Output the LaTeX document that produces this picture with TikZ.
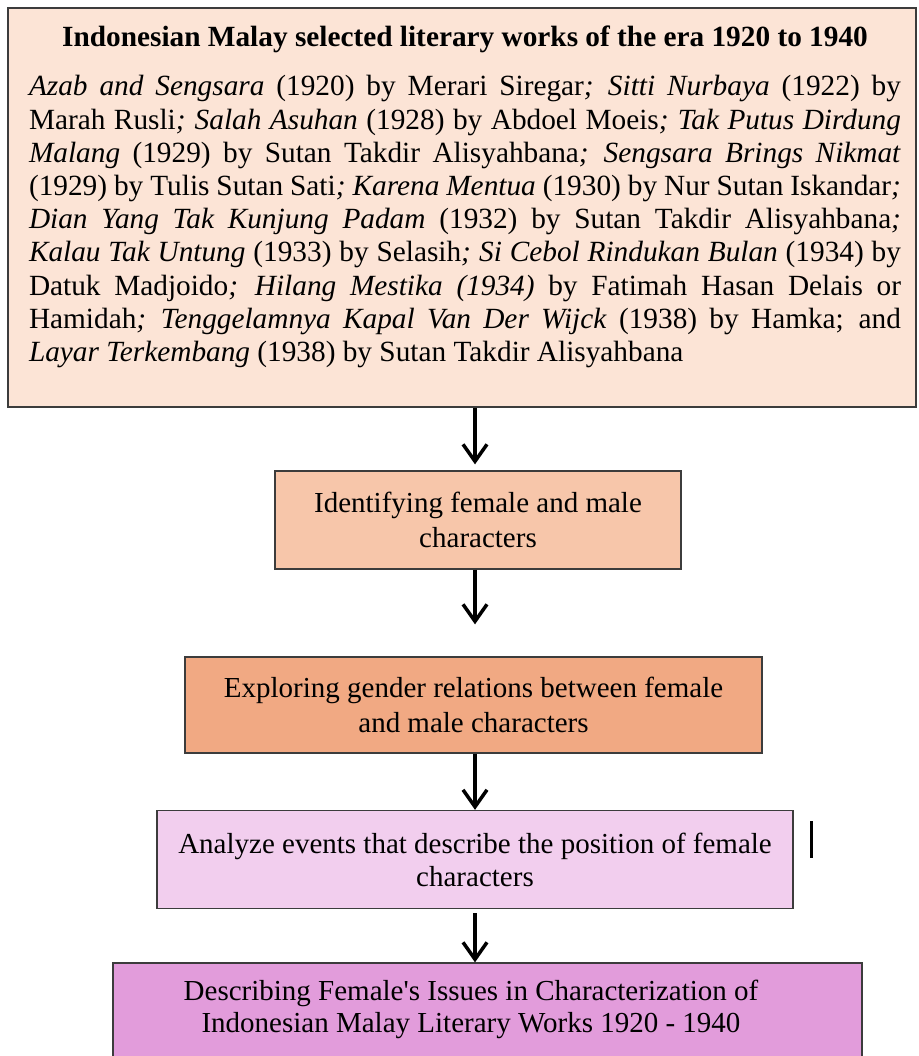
\documentclass[tikz,border=0pt]{standalone}
\usepackage{fontspec}
\setmainfont{Liberation Serif}
\usetikzlibrary{arrows.meta, positioning}
\definecolor{boxline}{HTML}{3C3C3C}
\definecolor{worksfill}{HTML}{FCE4D6}
\definecolor{identfill}{HTML}{F7C6AA}
\definecolor{explorefill}{HTML}{F1A983}
\definecolor{analyzefill}{HTML}{F2CEEE}
\definecolor{describefill}{HTML}{E29CDB}
\tikzset{
    stepbox/.style={draw=boxline, line width=1.3pt, align=center, inner sep=0pt}, % the flow boxes
    flow/.style={-{Straight Barb[length=17pt,width=24pt,line width=3.5pt]}, line width=3.5pt}, % the arrows
    boxtext/.style={font=\fontsize{29}{35}\selectfont}, % text in the lower boxes
}

\begin{document}
\begin{tikzpicture}[x=1pt, y=-1pt]
    \clip (0,0) rectangle (918,1056);
    \fill[white] (0,0) rectangle (918,1056);

    % source box
    \node[stepbox, fill=worksfill, minimum width=908pt, minimum height=399pt] at (462,207.5) (works) {};
    \node[anchor=north, inner sep=0pt, text width=872pt, align=justify,
          font=\fontsize{29.3}{33.2}\selectfont] at (465,26) (workslist) {%
        {\centering\bfseries Indonesian Malay selected literary works of the era 1920 to 1940\par}
        \vspace{15.8pt}\hyphenpenalty=10000
        \textit{Azab and Sengsara} (1920) by Merari Siregar\textit{; Sitti Nurbaya} (1922) by\linebreak
        Marah Rusli\textit{; Salah Asuhan} (1928) by Abdoel Moeis\textit{; Tak Putus Dirdung}\linebreak
        \textit{Malang} (1929) by Sutan Takdir Alisyahbana\textit{; Sengsara Brings Nikmat}\linebreak
        (1929) by Tulis Sutan Sati\textit{; Karena Mentua} (1930) by Nur Sutan Iskandar\textit{;}\linebreak
        \textit{Dian Yang Tak Kunjung Padam} (1932) by Sutan Takdir Alisyahbana\textit{;}\linebreak
        \textit{Kalau Tak Untung} (1933) by Selasih\textit{; Si Cebol Rindukan Bulan} (1934) by\linebreak
        Datuk Madjoido\textit{; Hilang Mestika (1934)} by Fatimah Hasan Delais or\linebreak
        Hamidah\textit{; Tenggelamnya Kapal Van Der Wijck} (1938) by Hamka; and\linebreak
        \textit{Layar Terkembang} (1938) by Sutan Takdir Alisyahbana};

    % steps
    \node[stepbox, boxtext, fill=identfill, minimum width=406pt, minimum height=98pt] at (478,520) (ident)
        {Identifying female and male\\characters};
    \node[stepbox, boxtext, fill=explorefill, minimum width=577pt, minimum height=96pt] at (473.5,705) (explore)
        {Exploring gender relations between female\\and male characters};
    \node[stepbox, boxtext, fill=analyzefill, minimum width=636pt, minimum height=98pt,
          font=\fontsize{29}{33}\selectfont] at (475,859.5) (analyze)
        {Analyze events that describe the position of female\\characters};
    \node[stepbox, fill=describefill, minimum width=749pt, minimum height=110pt] at (487.5,1018) (describe) {};
    \node[align=center, inner sep=0pt, font=\fontsize{29}{32}\selectfont] at (471,1009) (describetext)
        {Describing Female\textquotesingle s Issues in Characterization of\\Indonesian Malay Literary Works 1920 - 1940};

    % arrows
    \coordinate (spine) at (475,0);
    \draw[flow, shorten >=6pt] (works.south -| spine) -- (ident.north -| spine);
    \draw[flow, shorten >=32pt] (ident.south -| spine) -- (explore.north -| spine);
    \draw[flow] (explore.south -| spine) -- (analyze.north -| spine);
    \draw[flow, shorten <=4pt] (analyze.south -| spine) -- (describe.north -| spine);

    % stray bar beside the fourth box
    \draw[line width=3pt] (811,821) -- (811,858);
\end{tikzpicture}
\end{document}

» TO DO: Tally the lines holding the string "that" and give only the count.

» TASK SOLUTION: 2